▶ Required task: Reproduce the listing below exactly, beginning with its first line and ending with the line that holds "const curveStartB = 14;"; pictures are not part of the copy.

▶ Material provided:
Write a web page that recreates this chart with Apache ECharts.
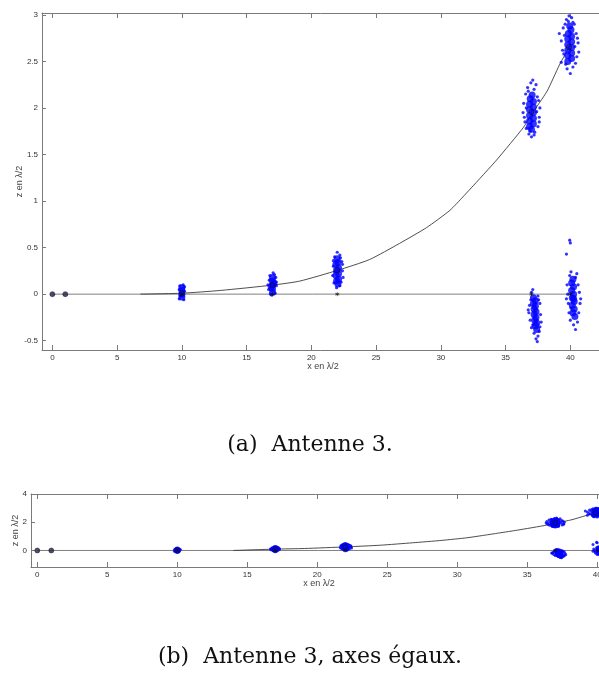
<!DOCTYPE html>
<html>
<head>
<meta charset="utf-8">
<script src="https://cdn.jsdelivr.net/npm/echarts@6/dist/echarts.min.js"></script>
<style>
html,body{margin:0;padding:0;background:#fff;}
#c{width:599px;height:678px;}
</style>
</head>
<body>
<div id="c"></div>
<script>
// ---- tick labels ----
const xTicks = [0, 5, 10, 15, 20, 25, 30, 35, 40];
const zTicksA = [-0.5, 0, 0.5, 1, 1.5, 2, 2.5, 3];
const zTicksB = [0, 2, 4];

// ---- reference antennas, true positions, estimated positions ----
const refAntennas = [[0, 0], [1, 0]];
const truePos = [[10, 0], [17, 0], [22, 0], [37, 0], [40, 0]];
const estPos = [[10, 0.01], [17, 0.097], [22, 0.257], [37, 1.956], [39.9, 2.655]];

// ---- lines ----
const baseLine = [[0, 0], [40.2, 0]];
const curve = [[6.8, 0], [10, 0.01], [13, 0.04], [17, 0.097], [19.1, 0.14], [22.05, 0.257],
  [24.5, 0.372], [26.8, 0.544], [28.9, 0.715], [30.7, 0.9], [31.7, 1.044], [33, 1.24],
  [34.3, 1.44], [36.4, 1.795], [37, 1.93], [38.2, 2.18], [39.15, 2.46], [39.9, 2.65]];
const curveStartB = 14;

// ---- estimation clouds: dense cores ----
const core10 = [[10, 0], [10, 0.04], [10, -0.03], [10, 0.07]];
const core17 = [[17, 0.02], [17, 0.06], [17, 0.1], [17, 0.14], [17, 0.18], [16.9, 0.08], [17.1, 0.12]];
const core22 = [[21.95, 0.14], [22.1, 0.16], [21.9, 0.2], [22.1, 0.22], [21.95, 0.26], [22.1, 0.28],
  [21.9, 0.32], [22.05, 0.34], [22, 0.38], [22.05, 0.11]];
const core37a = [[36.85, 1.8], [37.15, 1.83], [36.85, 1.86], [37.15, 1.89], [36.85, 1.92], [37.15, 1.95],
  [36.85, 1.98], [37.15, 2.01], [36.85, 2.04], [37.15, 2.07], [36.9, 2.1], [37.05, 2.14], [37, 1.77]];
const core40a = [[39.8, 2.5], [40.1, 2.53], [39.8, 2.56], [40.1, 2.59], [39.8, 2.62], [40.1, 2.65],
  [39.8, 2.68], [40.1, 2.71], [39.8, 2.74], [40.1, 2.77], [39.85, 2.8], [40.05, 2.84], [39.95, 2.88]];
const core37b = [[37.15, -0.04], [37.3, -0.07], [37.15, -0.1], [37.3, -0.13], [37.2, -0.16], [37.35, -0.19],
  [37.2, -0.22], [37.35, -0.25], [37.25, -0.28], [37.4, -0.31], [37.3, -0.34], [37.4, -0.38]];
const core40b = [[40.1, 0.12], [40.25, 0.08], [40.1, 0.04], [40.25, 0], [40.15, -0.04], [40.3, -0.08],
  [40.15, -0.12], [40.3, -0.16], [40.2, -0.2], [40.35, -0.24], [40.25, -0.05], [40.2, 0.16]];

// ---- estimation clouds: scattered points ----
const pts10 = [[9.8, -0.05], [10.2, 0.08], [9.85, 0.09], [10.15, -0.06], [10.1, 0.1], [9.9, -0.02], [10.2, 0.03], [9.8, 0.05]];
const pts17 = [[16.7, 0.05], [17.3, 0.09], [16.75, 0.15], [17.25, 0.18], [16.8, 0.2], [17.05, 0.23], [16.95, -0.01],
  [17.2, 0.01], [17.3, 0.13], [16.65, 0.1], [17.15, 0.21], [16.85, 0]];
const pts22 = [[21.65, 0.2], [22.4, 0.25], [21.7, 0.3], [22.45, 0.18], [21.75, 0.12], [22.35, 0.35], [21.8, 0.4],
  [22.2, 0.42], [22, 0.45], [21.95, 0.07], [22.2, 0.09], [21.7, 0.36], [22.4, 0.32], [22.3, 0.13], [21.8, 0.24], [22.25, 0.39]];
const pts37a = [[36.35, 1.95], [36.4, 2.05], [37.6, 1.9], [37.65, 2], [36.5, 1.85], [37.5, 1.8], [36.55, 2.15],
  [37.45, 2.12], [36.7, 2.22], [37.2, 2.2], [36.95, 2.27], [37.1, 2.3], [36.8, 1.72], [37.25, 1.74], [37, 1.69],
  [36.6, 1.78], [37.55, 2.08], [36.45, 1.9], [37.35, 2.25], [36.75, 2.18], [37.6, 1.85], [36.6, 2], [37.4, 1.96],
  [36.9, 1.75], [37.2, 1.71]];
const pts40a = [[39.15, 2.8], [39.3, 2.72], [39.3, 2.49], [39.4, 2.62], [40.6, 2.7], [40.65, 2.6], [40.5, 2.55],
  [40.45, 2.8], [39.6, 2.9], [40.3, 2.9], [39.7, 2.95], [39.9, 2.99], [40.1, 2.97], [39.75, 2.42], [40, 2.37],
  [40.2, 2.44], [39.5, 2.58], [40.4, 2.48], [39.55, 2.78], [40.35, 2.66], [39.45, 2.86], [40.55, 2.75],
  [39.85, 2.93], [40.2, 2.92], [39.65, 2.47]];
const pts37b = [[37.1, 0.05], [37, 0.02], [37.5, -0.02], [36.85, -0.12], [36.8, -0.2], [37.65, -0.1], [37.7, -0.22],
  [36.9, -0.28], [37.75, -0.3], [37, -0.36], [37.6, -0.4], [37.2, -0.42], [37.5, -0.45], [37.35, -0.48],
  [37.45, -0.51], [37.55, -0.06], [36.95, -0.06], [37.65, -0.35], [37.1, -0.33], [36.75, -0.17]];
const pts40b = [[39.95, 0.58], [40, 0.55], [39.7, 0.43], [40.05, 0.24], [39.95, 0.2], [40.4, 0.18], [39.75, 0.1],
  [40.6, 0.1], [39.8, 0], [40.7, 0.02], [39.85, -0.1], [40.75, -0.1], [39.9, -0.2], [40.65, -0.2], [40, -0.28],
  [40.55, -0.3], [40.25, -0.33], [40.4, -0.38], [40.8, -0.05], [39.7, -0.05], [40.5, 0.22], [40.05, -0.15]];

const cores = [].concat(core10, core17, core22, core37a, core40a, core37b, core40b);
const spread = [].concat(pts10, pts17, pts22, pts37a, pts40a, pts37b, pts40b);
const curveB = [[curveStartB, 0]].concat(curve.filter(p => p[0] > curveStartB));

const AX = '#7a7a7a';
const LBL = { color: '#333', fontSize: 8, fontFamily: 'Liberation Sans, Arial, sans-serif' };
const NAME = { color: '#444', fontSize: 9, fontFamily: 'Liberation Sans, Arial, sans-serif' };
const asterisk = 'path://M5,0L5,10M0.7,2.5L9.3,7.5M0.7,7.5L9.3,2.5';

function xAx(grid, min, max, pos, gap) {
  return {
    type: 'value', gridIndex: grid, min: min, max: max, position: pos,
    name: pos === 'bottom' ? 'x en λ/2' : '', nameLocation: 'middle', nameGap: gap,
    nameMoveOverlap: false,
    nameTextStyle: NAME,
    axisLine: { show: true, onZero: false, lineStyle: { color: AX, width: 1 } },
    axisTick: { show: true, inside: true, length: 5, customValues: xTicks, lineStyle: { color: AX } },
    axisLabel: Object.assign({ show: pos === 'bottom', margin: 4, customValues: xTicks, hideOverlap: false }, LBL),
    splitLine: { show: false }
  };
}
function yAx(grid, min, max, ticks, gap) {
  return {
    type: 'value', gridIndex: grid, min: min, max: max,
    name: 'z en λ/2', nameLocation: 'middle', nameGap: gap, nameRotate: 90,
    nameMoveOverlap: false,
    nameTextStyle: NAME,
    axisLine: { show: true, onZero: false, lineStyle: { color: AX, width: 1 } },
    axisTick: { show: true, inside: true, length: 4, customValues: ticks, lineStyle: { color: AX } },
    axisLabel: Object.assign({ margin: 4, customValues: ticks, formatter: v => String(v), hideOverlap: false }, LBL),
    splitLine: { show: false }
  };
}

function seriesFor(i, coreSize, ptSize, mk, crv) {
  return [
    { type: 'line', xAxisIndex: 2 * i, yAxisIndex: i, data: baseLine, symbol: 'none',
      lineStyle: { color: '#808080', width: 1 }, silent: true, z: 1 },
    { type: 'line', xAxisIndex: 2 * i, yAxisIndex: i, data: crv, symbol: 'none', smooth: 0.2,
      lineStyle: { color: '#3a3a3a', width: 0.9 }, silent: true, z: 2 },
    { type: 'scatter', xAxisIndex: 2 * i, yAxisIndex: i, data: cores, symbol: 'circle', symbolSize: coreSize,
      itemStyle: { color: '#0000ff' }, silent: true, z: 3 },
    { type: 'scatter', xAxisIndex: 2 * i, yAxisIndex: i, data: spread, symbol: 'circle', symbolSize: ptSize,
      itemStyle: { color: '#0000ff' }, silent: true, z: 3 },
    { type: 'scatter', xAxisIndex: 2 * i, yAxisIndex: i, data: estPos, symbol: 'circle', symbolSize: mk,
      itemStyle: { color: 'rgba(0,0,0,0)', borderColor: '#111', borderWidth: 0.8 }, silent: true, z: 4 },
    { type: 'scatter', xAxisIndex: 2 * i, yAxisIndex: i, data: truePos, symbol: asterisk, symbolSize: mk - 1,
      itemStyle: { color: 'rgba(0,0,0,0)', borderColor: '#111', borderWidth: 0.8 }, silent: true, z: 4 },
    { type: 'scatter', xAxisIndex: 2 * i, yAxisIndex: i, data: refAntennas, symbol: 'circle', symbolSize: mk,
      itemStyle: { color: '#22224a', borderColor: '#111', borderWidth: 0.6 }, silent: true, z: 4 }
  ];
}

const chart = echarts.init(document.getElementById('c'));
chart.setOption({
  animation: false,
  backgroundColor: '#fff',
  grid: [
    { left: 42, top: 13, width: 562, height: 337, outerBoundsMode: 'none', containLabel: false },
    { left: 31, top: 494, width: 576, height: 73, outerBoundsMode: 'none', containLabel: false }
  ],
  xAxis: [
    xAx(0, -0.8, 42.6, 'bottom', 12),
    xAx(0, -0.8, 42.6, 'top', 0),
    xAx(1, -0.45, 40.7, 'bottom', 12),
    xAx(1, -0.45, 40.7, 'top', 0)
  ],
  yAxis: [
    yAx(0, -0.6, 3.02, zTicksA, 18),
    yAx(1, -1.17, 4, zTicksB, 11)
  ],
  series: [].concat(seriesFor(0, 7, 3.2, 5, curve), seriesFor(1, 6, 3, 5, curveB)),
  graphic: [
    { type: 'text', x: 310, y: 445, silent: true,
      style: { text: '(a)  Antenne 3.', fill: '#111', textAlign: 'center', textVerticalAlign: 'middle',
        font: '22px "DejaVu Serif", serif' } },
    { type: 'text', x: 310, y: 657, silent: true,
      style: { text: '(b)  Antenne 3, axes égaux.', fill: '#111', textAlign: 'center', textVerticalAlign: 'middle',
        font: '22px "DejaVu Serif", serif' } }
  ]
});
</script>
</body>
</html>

▶ Answer:
Write a web page that recreates this chart with Apache ECharts.
<!DOCTYPE html>
<html>
<head>
<meta charset="utf-8">
<script src="https://cdn.jsdelivr.net/npm/echarts@6/dist/echarts.min.js"></script>
<style>
html,body{margin:0;padding:0;background:#fff;}
#c{width:599px;height:678px;}
</style>
</head>
<body>
<div id="c"></div>
<script>
// ---- tick labels ----
const xTicks = [0, 5, 10, 15, 20, 25, 30, 35, 40];
const zTicksA = [-0.5, 0, 0.5, 1, 1.5, 2, 2.5, 3];
const zTicksB = [0, 2, 4];

// ---- reference antennas, true positions, estimated positions ----
const refAntennas = [[0, 0], [1, 0]];
const truePos = [[10, 0], [17, 0], [22, 0], [37, 0], [40, 0]];
const estPos = [[10, 0.01], [17, 0.097], [22, 0.257], [37, 1.956], [39.9, 2.655]];

// ---- lines ----
const baseLine = [[0, 0], [40.2, 0]];
const curve = [[6.8, 0], [10, 0.01], [13, 0.04], [17, 0.097], [19.1, 0.14], [22.05, 0.257],
  [24.5, 0.372], [26.8, 0.544], [28.9, 0.715], [30.7, 0.9], [31.7, 1.044], [33, 1.24],
  [34.3, 1.44], [36.4, 1.795], [37, 1.93], [38.2, 2.18], [39.15, 2.46], [39.9, 2.65]];
const curveStartB = 14;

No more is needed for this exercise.